Thomas’ desire to flesh out important moments really shines through, particularly in the relationship between Amy and Jo. They feud, they fight, they hate each other, but eventually they reconcile, because that’s what sisters do. According to Hawke, there was a natural sisterly bond that developed between the young actresses because of the time they spent together.
“It was the greatest privilege of my life to work on that sisterly relationship, because I met some of the most wonderful, talented young women that I’ve ever met,” Hawke remembered fondly. “We all lived together in the same hotel for three months in Dún Laoghaire, Ireland. We had dinner every night for three months, and I’ve never had dinner with any one person for three months in my life.
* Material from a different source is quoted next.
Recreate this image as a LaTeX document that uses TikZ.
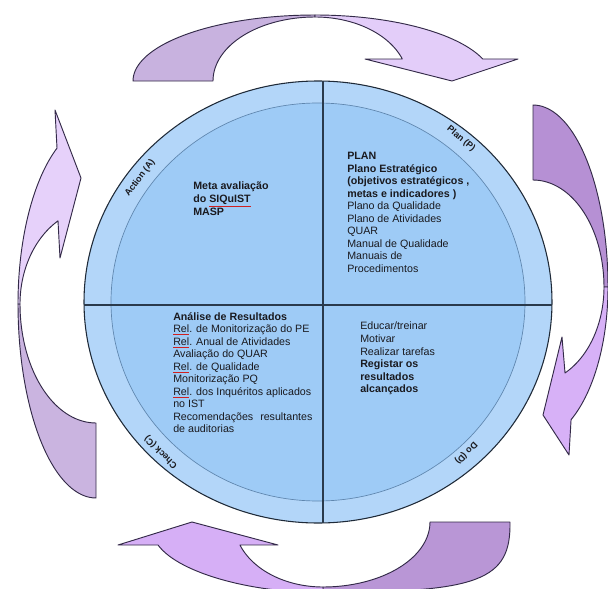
\documentclass[tikz,border=0pt]{standalone}
\usepackage{fontspec}
\setmainfont{Liberation Sans}
\definecolor{txt}{HTML}{1A1A1F}
\definecolor{splred}{HTML}{D02020}
\definecolor{ringfill}{HTML}{B3D6F9}
\definecolor{innerfill}{HTML}{9ECBF6}
\definecolor{ringedge}{HTML}{1F2A38}
\definecolor{inneredge}{HTML}{5F86AE}
\definecolor{crossline}{HTML}{2A3A4C}
\definecolor{arrowedge}{HTML}{332A48}
\definecolor{topdark}{HTML}{C8B2DF}
\definecolor{toplight}{HTML}{E3CDF9}
\definecolor{rightdark}{HTML}{B690D4}
\definecolor{rightlight}{HTML}{D7B1F7}
\definecolor{botdark}{HTML}{B996D6}
\definecolor{botlight}{HTML}{D6AFF6}
\definecolor{leftdark}{HTML}{CAB4E0}
\definecolor{leftlight}{HTML}{E6D1FA}
\newcommand\spl[1]{{\color{splred}\underline{\color{txt}#1}}}
\begin{document}
\begin{tikzpicture}[x=0.75pt,y=-0.75pt,
  arrowpart/.style={draw=arrowedge, line width=0.7pt, line join=round},
  txtblock/.style={anchor=north west, inner sep=0pt, align=left,
    font=\fontsize{8}{9.4}\selectfont, text=txt},
  ringlbl/.style={font=\fontsize{6.8}{7}\selectfont\bfseries, inner sep=0pt, text=txt}]
\useasboundingbox (0,0) rectangle (608,589);
\fill[white] (0,0) rectangle (608,589);
\clip (0,0) rectangle (608,589);

% ---- top arrow ----
\filldraw[arrowpart, fill=topdark]
  plot[domain=180:270,samples=40] ({315+182*cos(\x)},{81+66*sin(\x)})
  -- plot[domain=270:180,samples=40] ({315+102*cos(\x)},{81+64*sin(\x)}) -- cycle;
\filldraw[arrowpart, fill=toplight]
  plot[domain=270:340.5,samples=40] ({315+178*cos(\x)},{81+66*sin(\x)})
  -- (518,59) -- (452,81) -- (365,59)
  -- plot[domain=339.9:270,samples=40] ({315+93*cos(\x)},{81+64*sin(\x)}) -- cycle;

% ---- right arrow ----
\filldraw[arrowpart, fill=rightdark]
  plot[domain=-90:0,samples=40] ({533+75*cos(\x)},{287+182*sin(\x)})
  -- plot[domain=0:-90,samples=40] ({533+71*cos(\x)},{287+107*sin(\x)}) -- cycle;
\filldraw[arrowpart, fill=rightlight]
  plot[domain=0:59.5,samples=40] ({533+75*cos(\x)},{287+154*sin(\x)})
  -- (569,455) -- (543,415) -- (562,337)
  -- plot[domain=63.2:0,samples=40] ({533+71*cos(\x)},{287+96.3*sin(\x)}) -- cycle;

% ---- bottom arrow ----
\filldraw[arrowpart, fill=botdark]
  (510,522) .. controls (511,580) and (480,593) .. (323,592)
  -- (323,587)
  -- plot[domain=90:0,samples=40] ({323+107*cos(\x)},{522+65*sin(\x)}) -- cycle;
\filldraw[arrowpart, fill=botlight]
  (323,592) .. controls (260,594) and (180,575) .. (158,545)
  -- (118,545) -- (192,522) -- (278,545)
  -- plot[domain=159.3:90,samples=40] ({323+88.8*cos(\x)},{522+65*sin(\x)}) -- cycle;

% ---- left arrow ----
\filldraw[arrowpart, fill=leftdark]
  plot[domain=90:180,samples=40] ({96+78*cos(\x)},{304+194*sin(\x)})
  -- plot[domain=180:90,samples=40] ({96+76*cos(\x)},{304+119*sin(\x)}) -- cycle;
\filldraw[arrowpart, fill=leftlight]
  plot[domain=180:240,samples=40] ({96+78*cos(\x)},{304+180*sin(\x)})
  -- (55,110) -- (81,178) -- (60,258)
  -- plot[domain=240:180,samples=40] ({96+76*cos(\x)},{304+96*sin(\x)}) -- cycle;

% ---- circles (slightly flattened, as in the reference) ----
\filldraw[fill=ringfill, draw=ringedge, line width=0.8pt] (318,302) ellipse[x radius=234, y radius=221];
\filldraw[fill=innerfill, draw=inneredge, line width=0.5pt] (318,302) ellipse[x radius=207, y radius=199];

% ---- cross lines ----
\coordinate (vtop) at (323,81);
\coordinate (vbot) at (323,523);
\coordinate (hleft) at (84,305);
\coordinate (hright) at (552,305);
\draw[crossline, line width=0.8pt] (vtop) -- (vbot);
\draw[crossline, line width=0.8pt] (hleft) -- (hright);

% ---- ring labels ----
\node[ringlbl, rotate=-40] (lplan) at (461,139) {Plan (P)};
\node[ringlbl, rotate=53] (laction) at (140,178) {Action (A)};
\node[ringlbl, rotate=135] (lcheck) at (161,452) {Check (C)};
\node[ringlbl, rotate=226] (ldo) at (466,453) {Do (D)};

% ---- text blocks ----
\node[txtblock] (meta) at (193,182) {\textbf{Meta avaliação}\\\textbf{do \spl{SIQuIST}}\\\textbf{MASP}};
\node[txtblock] (plan) at (347,152) {\textbf{PLAN}\\\textbf{Plano Estratégico}\\\textbf{(objetivos estratégicos ,}\\\textbf{metas e indicadores )}\\Plano da Qualidade\\Plano de Atividades\\QUAR\\Manual de Qualidade\\Manuais de\\Procedimentos};
\node[txtblock] (check) at (173,312) {\textbf{Análise de Resultados}\\\spl{Rel}. de Monitorização do PE\\\spl{Rel}. Anual de Atividades\\Avaliação do QUAR\\\spl{Rel}. de Qualidade\\Monitorização PQ\\\spl{Rel}. dos Inquéritos aplicados\\no IST\\Recomendações\hspace{3pt} resultantes\\de auditorias};
\node[txtblock] (do) at (360,322) {Educar/treinar\\Motivar\\Realizar tarefas\\\textbf{Registar os}\\\textbf{resultados}\\\textbf{alcançados}};
\end{tikzpicture}
\end{document}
So it was a really intense bonding experience that I hope shows through when you watch it.”
Not only does the bond between sisters show through in “Little Women,” it also feels as authentic as any modern-day sisterly relationship. The story of Amy and Jo and their siblings is perhaps as prevalent today as it was in 1868. The dreams of the March sisters shine with relevance, thanks to society’s modern reckoning with the power of women. According to Thomas, this is exactly why “Little Women” has remained so relevant over the last two centuries.
“I think [‘Little Women’] is about women finding autonomy, women finding their authentic voice,” Thomas reflected. “I think that some of the dialogues we’ve been having in society recently have been about women who have not been able to access their authentic voice or to be who they really want to be because they’re afraid of the constraints imposed on them by society. I think Jo and Meg and Amy were also constrained by the society they were in at that time. Maybe one of the most powerful things about ‘Little Women’ is it shows us what has not changed. So whether I’ve come up with a new take on it, I don’t know, but I feel as though this is a story that has never not been relevant.”
“Little Women” premieres May 13 at 8 p.m. ET on PBS.